Every line of the listing must be reproduced as it stands. Leave the images behind.
▽
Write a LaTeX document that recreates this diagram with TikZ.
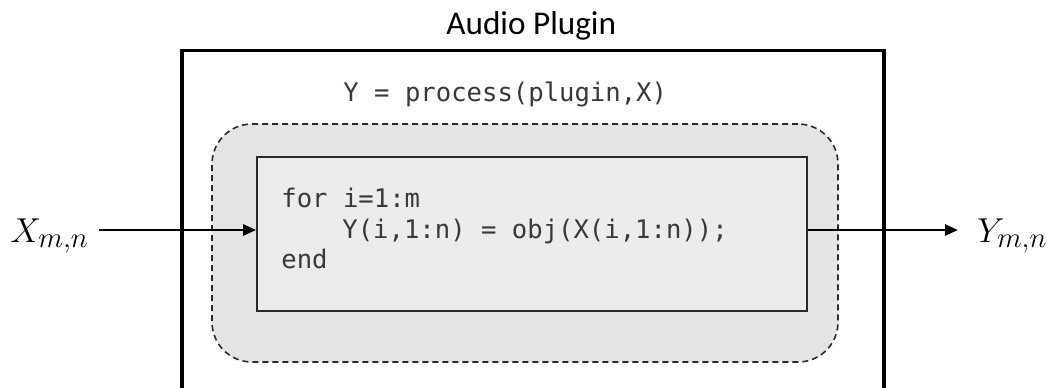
\documentclass[tikz,border=0pt]{standalone}
\usepackage{fontspec}
\usetikzlibrary{arrows.meta}
\newfontfamily\codefont{DejaVu Sans Mono}
\newfontfamily\titlefont{Carlito}
\definecolor{outerfill}{HTML}{E4E4E4}
\definecolor{innerfill}{HTML}{ECECEC}
\definecolor{edgegray}{HTML}{2A2A2A}
\tikzset{
  code/.style={font=\codefont\fontsize{12.8}{15}\selectfont, text=black!78, inner sep=0pt, anchor=base west},
  arr/.style={line width=1.25pt, -{Triangle[length=6.5pt,width=5.5pt]}},
  dashbox/.style={draw=edgegray, fill=outerfill, line width=0.8pt, dash pattern=on 3pt off 2pt, rounded corners=20pt, minimum width=313pt, minimum height=119pt, inner sep=0pt},
  innerbox/.style={draw=edgegray, fill=innerfill, line width=0.8pt, minimum width=275pt, minimum height=77pt, inner sep=0pt},
  sig/.style={font=\fontsize{19}{22}\selectfont, inner sep=0pt, anchor=base west},
}
\begin{document}
\begin{tikzpicture}[x=0.5pt,y=-0.5pt]
\useasboundingbox (0,0) rectangle (1047,387);
\clip (0,0) rectangle (1047,387);
% outer plugin box (bottom edge lies below the picture)
\draw[line width=1.75pt] (182,420) -- (182,50.5) -- (884,50.5) -- (884,420);
\node[font=\titlefont\fontsize{16.6}{19}\selectfont, inner sep=0pt, anchor=base west] (title) at (446,34) {Audio Plugin};
\node[code] (call) at (343,101) {Y = process(plugin,X)};
\node[dashbox] (proc) at (525,243) {};
\node[innerbox] (inner) at (532,234) {};
\node[code] (c1) at (281,207) {for i=1:m};
\node[code] (c2) at (342,238) {Y(i,1:n) = obj(X(i,1:n));};
\node[code] (c3) at (281,268) {end};
\coordinate (ain) at (99,230);
\coordinate (aout) at (958,230);
\draw[arr] (ain) -- (inner.west |- ain);
\draw[arr] (inner.east |- aout) -- (aout);
\node[sig] (xin) at (10,242) {$X_{m,n}$};
\node[sig] (yout) at (977,242) {$Y_{m,n}$};
\end{tikzpicture}
\end{document}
△
Task output
Write a LaTeX document that recreates this diagram with TikZ.
\documentclass[tikz,border=0pt]{standalone}
\usepackage{fontspec}
\usetikzlibrary{arrows.meta}
\newfontfamily\codefont{DejaVu Sans Mono}
\newfontfamily\titlefont{Carlito}
\definecolor{outerfill}{HTML}{E4E4E4}
\definecolor{innerfill}{HTML}{ECECEC}
\definecolor{edgegray}{HTML}{2A2A2A}
\tikzset{
  code/.style={font=\codefont\fontsize{12.8}{15}\selectfont, text=black!78, inner sep=0pt, anchor=base west},
  arr/.style={line width=1.25pt, -{Triangle[length=6.5pt,width=5.5pt]}},
  dashbox/.style={draw=edgegray, fill=outerfill, line width=0.8pt, dash pattern=on 3pt off 2pt, rounded corners=20pt, minimum width=313pt, minimum height=119pt, inner sep=0pt},
  innerbox/.style={draw=edgegray, fill=innerfill, line width=0.8pt, minimum width=275pt, minimum height=77pt, inner sep=0pt},
  sig/.style={font=\fontsize{19}{22}\selectfont, inner sep=0pt, anchor=base west},
}
\begin{document}
\begin{tikzpicture}[x=0.5pt,y=-0.5pt]
\useasboundingbox (0,0) rectangle (1047,387);
\clip (0,0) rectangle (1047,387);
% outer plugin box (bottom edge lies below the picture)
\draw[line width=1.75pt] (182,420) -- (182,50.5) -- (884,50.5) -- (884,420);
\node[font=\titlefont\fontsize{16.6}{19}\selectfont, inner sep=0pt, anchor=base west] (title) at (446,34) {Audio Plugin};
\node[code] (call) at (343,101) {Y = process(plugin,X)};
\node[dashbox] (proc) at (525,243) {};
\node[innerbox] (inner) at (532,234) {};
\node[code] (c1) at (281,207) {for i=1:m};
\node[code] (c2) at (342,238) {Y(i,1:n) = obj(X(i,1:n));};
\node[code] (c3) at (281,268) {end};
\coordinate (ain) at (99,230);
\coordinate (aout) at (958,230);
\draw[arr] (ain) -- (inner.west |- ain);
\draw[arr] (inner.east |- aout) -- (aout);
\node[sig] (xin) at (10,242) {$X_{m,n}$};
\node[sig] (yout) at (977,242) {$Y_{m,n}$};
\end{tikzpicture}
\end{document}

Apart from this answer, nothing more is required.